> **Task instructions**:
Look through the material below. Copy each line that contains the string "with".

> **Source material**:
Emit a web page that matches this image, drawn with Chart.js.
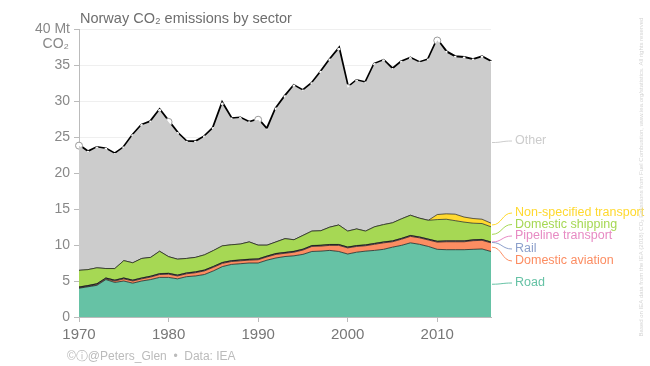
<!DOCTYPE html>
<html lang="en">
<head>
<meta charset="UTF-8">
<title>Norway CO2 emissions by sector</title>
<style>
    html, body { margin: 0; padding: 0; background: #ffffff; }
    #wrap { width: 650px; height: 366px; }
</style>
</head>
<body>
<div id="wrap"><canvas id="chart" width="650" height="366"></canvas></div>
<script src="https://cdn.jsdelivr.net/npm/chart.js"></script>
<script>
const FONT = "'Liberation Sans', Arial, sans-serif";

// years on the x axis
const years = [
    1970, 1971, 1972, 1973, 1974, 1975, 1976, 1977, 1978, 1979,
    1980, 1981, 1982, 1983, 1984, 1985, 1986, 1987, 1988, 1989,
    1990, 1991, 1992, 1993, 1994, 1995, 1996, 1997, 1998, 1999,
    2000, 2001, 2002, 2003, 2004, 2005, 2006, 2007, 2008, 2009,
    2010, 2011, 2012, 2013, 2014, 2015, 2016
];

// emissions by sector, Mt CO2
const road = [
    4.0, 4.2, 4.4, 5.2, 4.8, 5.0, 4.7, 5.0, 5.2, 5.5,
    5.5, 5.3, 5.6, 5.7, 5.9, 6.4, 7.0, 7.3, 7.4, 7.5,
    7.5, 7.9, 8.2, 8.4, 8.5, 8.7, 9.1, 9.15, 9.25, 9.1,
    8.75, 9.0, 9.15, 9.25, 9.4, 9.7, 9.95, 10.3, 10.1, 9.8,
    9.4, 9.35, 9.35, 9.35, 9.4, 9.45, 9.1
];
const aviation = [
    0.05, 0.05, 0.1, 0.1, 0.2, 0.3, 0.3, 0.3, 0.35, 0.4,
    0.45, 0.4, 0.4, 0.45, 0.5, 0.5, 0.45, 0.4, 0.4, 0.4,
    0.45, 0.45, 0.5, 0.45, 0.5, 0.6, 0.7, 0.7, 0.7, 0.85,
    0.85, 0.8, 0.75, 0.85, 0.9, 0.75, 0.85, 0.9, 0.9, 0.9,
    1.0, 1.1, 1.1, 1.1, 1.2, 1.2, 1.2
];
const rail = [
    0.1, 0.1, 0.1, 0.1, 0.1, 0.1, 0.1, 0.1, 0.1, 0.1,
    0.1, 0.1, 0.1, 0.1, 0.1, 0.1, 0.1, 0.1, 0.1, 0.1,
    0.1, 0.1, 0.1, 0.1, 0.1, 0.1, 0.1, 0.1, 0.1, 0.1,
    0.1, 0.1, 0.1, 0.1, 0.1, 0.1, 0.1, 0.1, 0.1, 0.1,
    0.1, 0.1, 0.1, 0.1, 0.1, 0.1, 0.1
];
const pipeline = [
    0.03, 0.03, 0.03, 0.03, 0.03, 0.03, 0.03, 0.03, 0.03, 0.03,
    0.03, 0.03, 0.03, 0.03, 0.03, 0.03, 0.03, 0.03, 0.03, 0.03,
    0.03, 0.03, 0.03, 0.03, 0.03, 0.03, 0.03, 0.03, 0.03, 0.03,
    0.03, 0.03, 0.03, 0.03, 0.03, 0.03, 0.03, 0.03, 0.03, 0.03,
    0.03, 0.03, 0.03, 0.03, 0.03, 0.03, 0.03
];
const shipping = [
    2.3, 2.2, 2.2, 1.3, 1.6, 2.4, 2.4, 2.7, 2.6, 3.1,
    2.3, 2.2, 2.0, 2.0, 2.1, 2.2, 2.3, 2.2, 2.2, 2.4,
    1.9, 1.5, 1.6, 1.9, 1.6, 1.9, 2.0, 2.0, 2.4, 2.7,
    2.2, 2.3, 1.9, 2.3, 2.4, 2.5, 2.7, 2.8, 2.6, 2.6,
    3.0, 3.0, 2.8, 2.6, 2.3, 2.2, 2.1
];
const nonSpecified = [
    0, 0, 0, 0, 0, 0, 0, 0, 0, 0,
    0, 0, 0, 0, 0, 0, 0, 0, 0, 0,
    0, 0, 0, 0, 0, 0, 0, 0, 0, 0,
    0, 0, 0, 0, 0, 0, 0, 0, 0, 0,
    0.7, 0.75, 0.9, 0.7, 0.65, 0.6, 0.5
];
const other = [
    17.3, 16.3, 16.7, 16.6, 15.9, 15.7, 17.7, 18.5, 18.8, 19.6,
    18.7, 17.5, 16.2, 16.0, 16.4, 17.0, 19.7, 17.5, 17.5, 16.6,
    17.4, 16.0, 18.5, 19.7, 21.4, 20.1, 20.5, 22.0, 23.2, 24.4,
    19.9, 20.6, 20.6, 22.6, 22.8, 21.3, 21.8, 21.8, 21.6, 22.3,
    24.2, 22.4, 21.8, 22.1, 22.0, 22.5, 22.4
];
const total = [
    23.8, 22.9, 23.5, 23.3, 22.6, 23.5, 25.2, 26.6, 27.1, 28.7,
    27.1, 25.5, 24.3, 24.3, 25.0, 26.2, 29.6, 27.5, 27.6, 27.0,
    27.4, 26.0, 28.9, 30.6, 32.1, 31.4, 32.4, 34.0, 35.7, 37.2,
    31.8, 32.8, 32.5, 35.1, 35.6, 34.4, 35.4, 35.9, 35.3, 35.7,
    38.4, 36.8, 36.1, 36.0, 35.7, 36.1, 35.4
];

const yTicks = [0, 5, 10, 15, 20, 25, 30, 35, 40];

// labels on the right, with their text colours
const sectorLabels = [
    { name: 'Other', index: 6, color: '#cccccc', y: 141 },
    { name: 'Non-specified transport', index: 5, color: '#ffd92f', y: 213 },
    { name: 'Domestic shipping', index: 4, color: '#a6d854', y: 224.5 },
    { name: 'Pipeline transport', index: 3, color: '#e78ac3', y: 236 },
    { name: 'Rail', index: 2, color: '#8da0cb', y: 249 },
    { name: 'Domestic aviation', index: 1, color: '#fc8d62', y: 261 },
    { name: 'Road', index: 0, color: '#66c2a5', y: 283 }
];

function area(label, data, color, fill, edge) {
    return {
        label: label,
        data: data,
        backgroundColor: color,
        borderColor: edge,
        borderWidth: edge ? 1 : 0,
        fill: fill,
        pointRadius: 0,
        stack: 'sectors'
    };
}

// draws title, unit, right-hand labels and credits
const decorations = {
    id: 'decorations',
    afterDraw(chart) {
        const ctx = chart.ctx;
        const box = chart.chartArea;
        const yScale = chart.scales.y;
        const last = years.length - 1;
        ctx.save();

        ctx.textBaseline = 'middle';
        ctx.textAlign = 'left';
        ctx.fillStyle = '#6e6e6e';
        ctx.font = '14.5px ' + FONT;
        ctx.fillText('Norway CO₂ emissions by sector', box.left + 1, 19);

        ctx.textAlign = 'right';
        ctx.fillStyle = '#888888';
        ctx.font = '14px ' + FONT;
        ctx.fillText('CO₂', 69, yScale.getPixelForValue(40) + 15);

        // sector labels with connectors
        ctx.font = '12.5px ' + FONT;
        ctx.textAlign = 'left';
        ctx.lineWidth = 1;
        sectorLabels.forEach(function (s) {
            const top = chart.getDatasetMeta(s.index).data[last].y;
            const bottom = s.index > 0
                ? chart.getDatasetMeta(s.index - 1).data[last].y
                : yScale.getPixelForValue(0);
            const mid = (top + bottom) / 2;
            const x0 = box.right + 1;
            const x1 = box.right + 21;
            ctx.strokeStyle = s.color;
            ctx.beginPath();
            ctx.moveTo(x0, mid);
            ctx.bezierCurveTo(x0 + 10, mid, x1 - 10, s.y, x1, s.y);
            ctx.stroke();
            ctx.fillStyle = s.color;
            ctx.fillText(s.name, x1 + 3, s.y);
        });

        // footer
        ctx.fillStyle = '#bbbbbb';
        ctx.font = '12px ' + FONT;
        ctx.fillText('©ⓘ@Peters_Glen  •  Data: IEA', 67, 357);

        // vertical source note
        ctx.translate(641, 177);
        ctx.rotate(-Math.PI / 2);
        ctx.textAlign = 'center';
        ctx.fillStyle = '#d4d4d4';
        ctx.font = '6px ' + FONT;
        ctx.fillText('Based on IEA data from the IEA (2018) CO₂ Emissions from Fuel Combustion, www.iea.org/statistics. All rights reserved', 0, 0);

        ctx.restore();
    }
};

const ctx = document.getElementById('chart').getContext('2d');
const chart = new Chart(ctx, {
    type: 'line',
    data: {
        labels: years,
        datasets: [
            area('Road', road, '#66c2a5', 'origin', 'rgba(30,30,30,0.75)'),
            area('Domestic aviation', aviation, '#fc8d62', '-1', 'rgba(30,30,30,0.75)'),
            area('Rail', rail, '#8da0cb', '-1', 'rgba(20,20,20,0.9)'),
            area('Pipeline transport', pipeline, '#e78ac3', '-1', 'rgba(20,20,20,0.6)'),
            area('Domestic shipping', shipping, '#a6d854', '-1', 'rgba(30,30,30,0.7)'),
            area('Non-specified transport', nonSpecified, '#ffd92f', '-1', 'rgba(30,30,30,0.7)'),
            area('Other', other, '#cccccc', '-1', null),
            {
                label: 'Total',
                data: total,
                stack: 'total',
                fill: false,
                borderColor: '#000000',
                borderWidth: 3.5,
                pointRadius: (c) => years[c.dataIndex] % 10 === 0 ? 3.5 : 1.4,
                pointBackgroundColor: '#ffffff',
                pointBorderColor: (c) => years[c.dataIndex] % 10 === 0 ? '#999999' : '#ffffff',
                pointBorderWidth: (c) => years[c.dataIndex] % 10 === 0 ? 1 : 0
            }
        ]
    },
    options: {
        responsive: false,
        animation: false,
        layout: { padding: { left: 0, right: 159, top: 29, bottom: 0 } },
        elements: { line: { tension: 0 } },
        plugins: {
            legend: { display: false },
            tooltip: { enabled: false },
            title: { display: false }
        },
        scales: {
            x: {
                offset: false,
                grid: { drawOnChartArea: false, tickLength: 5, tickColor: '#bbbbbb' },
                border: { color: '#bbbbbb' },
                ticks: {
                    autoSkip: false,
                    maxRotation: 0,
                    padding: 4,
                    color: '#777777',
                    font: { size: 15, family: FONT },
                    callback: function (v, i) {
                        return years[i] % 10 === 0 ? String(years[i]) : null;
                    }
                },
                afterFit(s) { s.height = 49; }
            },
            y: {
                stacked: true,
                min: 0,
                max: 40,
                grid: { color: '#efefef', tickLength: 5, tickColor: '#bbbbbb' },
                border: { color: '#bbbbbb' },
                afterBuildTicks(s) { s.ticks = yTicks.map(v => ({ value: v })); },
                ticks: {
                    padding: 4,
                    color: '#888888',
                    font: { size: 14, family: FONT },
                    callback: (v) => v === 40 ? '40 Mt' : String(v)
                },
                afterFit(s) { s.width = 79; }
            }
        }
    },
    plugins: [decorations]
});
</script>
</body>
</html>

> **Full answer**:
Emit a web page that matches this image, drawn with Chart.js.
// labels on the right, with their text colours
        // sector labels with connectors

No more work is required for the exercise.